Attentes pour la réunion de l'ACIP du 25-27 juin 2025
La réunion de l'ACIP, prévue du 25 au 27 juin 2025 à Atlanta, sera un test crucial pour le nouveau panel. Voici ce que l'on peut attendre :
- Examen des vaccins Covid-19 et HPV : l'agenda inclut des discussions sur les recommandations pour les vaccins Covid-19 et HPV. Étant donné les positions de membres comme Levi, Malone et Kulldorff sur les vaccins à ARNm, il est probable qu'ils exigent des données de sécurité et d'efficacité plus strictes, ce qui pourrait retarder ou modifier les recommandations existantes. Le débat s'établira probablement sur l'utilité d'avoir ces données dans l'intérêt des patients. Une forme de première victoire pour la santé des américains.
- Révision du calendrier vaccinal : Kennedy a déclaré que le comité examinera également les données pour le calendrier vaccinal actuel. Cela pourrait inclure une réévaluation des vaccins pédiatriques, une démarche qui inquiète les critiques des nomination en raison des antécédents de certains membres, sans qu'ils ne prennent en considération les avantages de la médecine fondée sur les preuves.
- Polarisation et transparence : Les membres comme Pebsworth et Malone pourraient pousser pour des débats publics sur les effets secondaires des vaccins ou les alternatives thérapeutiques, tandis que Meissner et Hibbeln pourraient adopter une approche plus modérée. La capacité du comité à produire des recommandations basées sur des données probantes sera scrutée, surtout après les accusations de Kennedy sur les conflits d'intérêts des membres précédents, dont 9 sur 17 ont des liens qui interpellent.
- Impact sur la confiance publique : le comité devra démontrer une rigueur scientifique sans faille afin de répondre aux critiques qui ne manqueront pas de se lever. Il pourrait aussi répondre aux attentes des citoyens américains et de Kennedy de restaurer la confiance, bien que cela semble ambitieux pour une première réunion.

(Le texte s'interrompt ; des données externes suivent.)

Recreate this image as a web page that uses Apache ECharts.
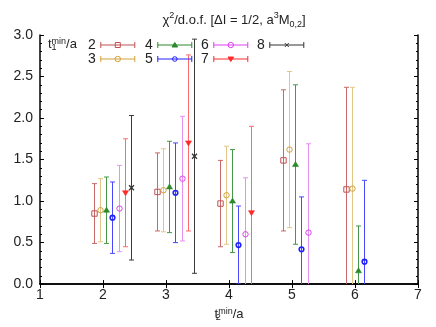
<!DOCTYPE html>
<html><head><meta charset="utf-8">
<script src="https://cdn.jsdelivr.net/npm/echarts@6/dist/echarts.min.js"></script>
<style>html,body{margin:0;padding:0;background:#fff}#c{width:436px;height:327px}</style>
</head><body><div id="c"></div>
<script>
// ---- data ----
const t1Names = ['2', '3', '4', '5', '6', '7', '8'];
const xTickLabels = ['1', '2', '3', '4', '5', '6', '7'];
const yTickLabels = ['0.0', '0.5', '1.0', '1.5', '2.0', '2.5', '3.0'];

const t1_2_x   = [1.85, 2.85, 3.85, 4.85, 5.85];
const t1_2_y   = [0.85, 1.11, 0.97, 1.49, 1.14];
const t1_2_err = [0.36, 0.47, 0.52, 0.85, 1.23];

const t1_3_x   = [1.95, 2.95, 3.95, 4.95, 5.95];
const t1_3_y   = [0.89, 1.13, 1.07, 1.62, 1.15];
const t1_3_err = [0.38, 0.50, 0.59, 0.94, 1.22];

const t1_4_x   = [2.05, 3.05, 4.05, 5.05, 6.05];
const t1_4_y   = [0.89, 1.17, 1.00, 1.44, 0.16];
const t1_4_err = [0.40, 0.55, 0.62, 0.96, 0.54];

const t1_5_x   = [2.15, 3.15, 4.15, 5.15, 6.15];
const t1_5_y   = [0.80, 1.10, 0.47, 0.42, 0.27];
const t1_5_err = [0.43, 0.60, 0.47, 0.63, 0.98];

const t1_6_x   = [2.25, 3.25, 4.25, 5.25];
const t1_6_y   = [0.91, 1.27, 0.60, 0.62];
const t1_6_err = [0.52, 0.75, 0.68, 1.07];

const t1_7_x   = [2.35, 3.35, 4.35];
const t1_7_y   = [1.10, 1.70, 0.86];
const t1_7_err = [0.65, 1.06, 1.04];

const t1_8_x   = [2.45, 3.45];
const t1_8_y   = [1.16, 1.54];
const t1_8_err = [0.87, 1.41];

const allX = [t1_2_x, t1_3_x, t1_4_x, t1_5_x, t1_6_x, t1_7_x, t1_8_x];
const allY = [t1_2_y, t1_3_y, t1_4_y, t1_5_y, t1_6_y, t1_7_y, t1_8_y];
const allErr = [t1_2_err, t1_3_err, t1_4_err, t1_5_err, t1_6_err, t1_7_err, t1_8_err];

// ---- styles ----
const styles = [
  {shape: 'square',  mark: '#c05050', line: '#c86868'},
  {shape: 'circle',  mark: '#d4a137', line: '#e2c688'},
  {shape: 'triUp',   mark: '#2a8a2a', line: '#48964a'},
  {shape: 'circleB', mark: '#2020ff', line: '#4848ff'},
  {shape: 'circle',  mark: '#dd40ee', line: '#e690f2'},
  {shape: 'triDown', mark: '#ff2a2a', line: '#ff6a6a'},
  {shape: 'cross',   mark: '#333333', line: '#3a3a3a'}
];

const FONT = 'Liberation Sans, Arial, Helvetica, sans-serif';

function markerEl(shape, cx, cy, color) {
  const r = 2.7;
  if (shape === 'square') return {type: 'rect', shape: {x: cx - r, y: cy - r, width: 2 * r, height: 2 * r}, style: {fill: 'none', stroke: color, lineWidth: 1}};
  if (shape === 'circle') return {type: 'circle', shape: {cx: cx, cy: cy, r: r}, style: {fill: 'none', stroke: color, lineWidth: 1}};
  if (shape === 'circleB') return {type: 'circle', shape: {cx: cx, cy: cy, r: 2.3}, style: {fill: 'none', stroke: color, lineWidth: 1.6}};
  if (shape === 'triUp') return {type: 'polygon', shape: {points: [[cx, cy - 3], [cx + 3, cy + 2], [cx - 3, cy + 2]]}, style: {fill: color, stroke: color, lineWidth: 0.6}};
  if (shape === 'triDown') return {type: 'polygon', shape: {points: [[cx - 3, cy - 2], [cx + 3, cy - 2], [cx, cy + 3]]}, style: {fill: color, stroke: color, lineWidth: 0.6}};
  return {type: 'group', children: [
    {type: 'line', shape: {x1: cx - 2.5, y1: cy - 2.5, x2: cx + 2.5, y2: cy + 2.5}, style: {stroke: color, lineWidth: 1.2}},
    {type: 'line', shape: {x1: cx + 2.5, y1: cy - 2.5, x2: cx - 2.5, y2: cy + 2.5}, style: {stroke: color, lineWidth: 1.2}}
  ]};
}

function makeRender(st) {
  return function (params, api) {
    const x = api.value(0), y = api.value(1), e = api.value(2);
    const p = api.coord([x, y]);
    const lo = api.coord([x, y - e]);
    const hi = api.coord([x, y + e]);
    const px = Math.round(p[0]) + 0.5;
    const cw = 2.5;
    return {type: 'group', children: [
      {type: 'line', shape: {x1: px, y1: lo[1], x2: px, y2: hi[1]}, style: {stroke: st.line, lineWidth: 1}},
      {type: 'line', shape: {x1: px - cw, y1: hi[1], x2: px + cw, y2: hi[1]}, style: {stroke: st.line, lineWidth: 1}},
      {type: 'line', shape: {x1: px - cw, y1: lo[1], x2: px + cw, y2: lo[1]}, style: {stroke: st.line, lineWidth: 1}},
      markerEl(st.shape, px, p[1], st.mark)
    ]};
  };
}

const markerPaths = {
  square: 'M14.5 0.5L19.5 0.5L19.5 5.5L14.5 5.5Z',
  circle: 'M19.7 3A2.7 2.7 0 1 1 14.3 3A2.7 2.7 0 1 1 19.7 3Z',
  circleB: 'M19.3 3A2.3 2.3 0 1 1 14.7 3A2.3 2.3 0 1 1 19.3 3Z',
  triUp: 'M17 0.5L19.8 5L14.2 5Z',
  triDown: 'M14.2 1L19.8 1L17 5.5Z',
  cross: 'M15 1L19 5M19 1L15 5'
};
function legendItem(i) {
  const st = styles[i];
  const filled = st.shape === 'triUp' || st.shape === 'triDown';
  return {
    name: t1Names[i],
    icon: 'path://M0 3L34 3M0 0L0 6M34 0L34 6' + markerPaths[st.shape],
    itemStyle: {color: filled ? st.mark : 'none', borderColor: st.mark, borderWidth: 1}
  };
}
function legendCol(left, idxs) {
  return {
    orient: 'vertical', left: left, top: 38, itemGap: 0, itemWidth: 34, itemHeight: 6,
    align: 'right', selectedMode: false, padding: 0,
    textStyle: {fontSize: 14, lineHeight: 13, color: '#222', fontFamily: FONT},
    data: idxs.map(legendItem)
  };
}

const series = t1Names.map(function (name, i) {
  return {
    name: name, type: 'custom', clip: true,
    itemStyle: {color: styles[i].mark},
    renderItem: makeRender(styles[i]),
    encode: {x: 0, y: 1},
    data: allX[i].map(function (xv, k) { return [xv, allY[i][k], allErr[i][k]]; })
  };
});

const axisLineStyle = {color: '#000', width: 1.5};
const labelStyle = {fontSize: 14, color: '#222', fontFamily: FONT};

const option = {
  animation: false,
  backgroundColor: '#fff',
  title: {
    text: 'χ{sp|2}/d.o.f. [ΔI = 1/2, a{sp|3}M{sb|0,2}]',
    left: 229, top: 6, textAlign: 'center',
    textStyle: {
      fontSize: 13, fontWeight: 'normal', color: '#222', fontFamily: FONT, lineHeight: 18,
      rich: {
        sp: {fontSize: 9, verticalAlign: 'top', lineHeight: 18, fontFamily: FONT, color: '#222'},
        sb: {fontSize: 9, verticalAlign: 'bottom', lineHeight: 18, fontFamily: FONT, color: '#222'}
      }
    }
  },
  grid: {left: 40, right: 18, top: 35, bottom: 42},
  legend: [
    legendCol(88, [0, 1]),
    legendCol(145, [2, 3]),
    legendCol(201, [4, 5]),
    legendCol(257, [6])
  ],
  graphic: [{
    type: 'text', left: 48, top: 37,
    style: {
      text: 't{sb|1}{sp|min}/a', fontSize: 13, fill: '#222', fontFamily: FONT, lineHeight: 15,
      rich: {
        sb: {fontSize: 9, verticalAlign: 'bottom', width: 0, lineHeight: 15, fill: '#222', fontFamily: FONT},
        sp: {fontSize: 9, verticalAlign: 'top', lineHeight: 15, fill: '#222', fontFamily: FONT}
      }
    }
  }],
  xAxis: [{
    type: 'value', min: 1, max: 7, interval: 1, position: 'bottom',
    axisLine: {lineStyle: axisLineStyle},
    axisTick: {inside: true, length: 4, lineStyle: {color: '#000', width: 1}},
    splitLine: {show: false},
    axisLabel: Object.assign({margin: 4, formatter: function (v) { return xTickLabels[Math.round(v) - 1]; }}, labelStyle),
    name: 't{sb|2}{sp|min}/a', nameLocation: 'middle', nameGap: 16,
    nameTextStyle: {
      fontSize: 13, color: '#222', fontFamily: FONT, lineHeight: 15,
      rich: {
        sb: {fontSize: 9, verticalAlign: 'bottom', width: 0, lineHeight: 15, color: '#222', fontFamily: FONT},
        sp: {fontSize: 9, verticalAlign: 'top', lineHeight: 15, color: '#222', fontFamily: FONT}
      }
    }
  }, {
    type: 'value', min: 1, max: 7, interval: 1, position: 'top',
    axisLine: {lineStyle: axisLineStyle},
    axisTick: {inside: true, length: 4, lineStyle: {color: '#000', width: 1}},
    splitLine: {show: false}, axisLabel: {show: false}
  }],
  yAxis: [{
    type: 'value', min: 0, max: 3, interval: 0.5, position: 'left',
    axisLine: {show: true, lineStyle: axisLineStyle},
    axisTick: {show: true, inside: true, length: 4, lineStyle: {color: '#000', width: 1}},
    minorTick: {show: true, splitNumber: 5, length: 2, lineStyle: {color: '#000', width: 1}},
    splitLine: {show: false},
    axisLabel: Object.assign({margin: 7, formatter: function (v) { return yTickLabels[Math.round(v * 2)]; }}, labelStyle)
  }, {
    type: 'value', min: 0, max: 3, interval: 0.5, position: 'right',
    axisLine: {show: true, lineStyle: axisLineStyle},
    axisTick: {show: true, inside: true, length: 4, lineStyle: {color: '#000', width: 1}},
    minorTick: {show: true, splitNumber: 5, length: 2, lineStyle: {color: '#000', width: 1}},
    splitLine: {show: false}, axisLabel: {show: false}
  }],
  series: series
};

const chart = echarts.init(document.getElementById('c'), null, {renderer: 'canvas'});
chart.setOption(option);
</script>
</body></html>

La refonte de l'ACIP par Robert F. Kennedy Jr. et la nomination des huit nouveaux membres marquent un tournant audacieux dans la politique vaccinale américaine. Si certains membres, comme Meissner et Hibbeln, apportent une expertise reconnue, d'autres, comme Malone, Levi et Pebsworth, suscitent des inquiétudes en raison de leurs positions critiques envers les vaccins. Mais n'est-ce pas le rôle d'un membre d'un tel comité d'avoir une approche critique ? Les réactions divisées reflètent la tension entre le désir de transparence et le risque de politisation de la science. La réunion du 25-27 juin 2025 sera déterminante pour évaluer si ce nouveau panel peut répondre aux attentes des Américains et de Kennedy tout en maintenant la crédibilité scientifique de l'ACIP.
Dans un contexte de méfiance croissante envers les institutions, le succès de cette réforme dépendra de la capacité des nouveaux membres à prioriser les données probantes afin de surmonter tous les biais idéologiques et autres procès d'intentions que l'on ne manquera pas de leur faire.